There are many untapped opportunities for hospital pharmacies to boost their bottom lines, including expanding their services and capturing more reimbursements, according to Mary Baxter, RPh, vice president and national practice leader for Cardinal Health’s Innovation Delivery Solutions business.
There are many untapped opportunities for hospital pharmacies to boost their bottom lines, including expanding their services and capturing more reimbursements, according to Mary Baxter, RPh, vice president and national practice leader for Cardinal Health’s Innovation Delivery Solutions business.
Establishing or expanding hospitals’ outpatient pharmacies is one of the best ways to achieve meaningful growth, Baxter recently wrote in Cardinal’s Essential Insights blog. This is particularly essential since medication nonadherence is a leading cause of hospital readmissions.

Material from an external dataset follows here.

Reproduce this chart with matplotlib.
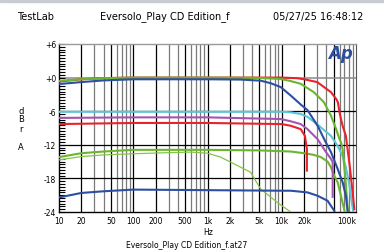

“With new penalties for hospital readmissions, it's more important than ever that hospitals leverage outpatient pharmacies to help increase the likelihood that patients understand and adhere to their medications. An outpatient pharmacy can provide discharge medications to patients, provide an added convenience that drives patient satisfaction, help answer patient questions, and monitor compliance post-discharge,” Baxter wrote.
Michael Doucette, vice president of operations for the Riverside Health System, agreed that hospitals should provide outpatient pharmacies. "Having the pharmacy in-house means we can reliably direct people to generic drugs and other lower-cost alternatives, saving money in our health plan outlays," Doucette said in the blog post.
In addition, hospital pharmacies must capture all available reimbursement dollars by helping their hospitals improve patient care. For example, IASIS Healthcare implemented a computerized physician order entry system (CPOE) that communicated directly and electronically to the hospital pharmacy to improve medication management. The CPOE also helped the health system meet the government’s Meaningful Use Attainment criteria.
With consultation from Cardinal Health, IASIS Healthcare deployed electronic health records to successfully qualify for $32.2 million in incentive payments from Medicare in 2011-2012, plus $5.4 million in the first quarter of 2013.
"The ability to communicate the prescription electronically to the pharmacist, have it reviewed, have it show up in the electronic medical record, and have the discharge medications rectified - all that is part of Meaningful Use," said Tedd Adair, vice president of clinical operations for IASIS Healthcare, which operates 16 acute care hospitals and other facilities in seven states, in the blog.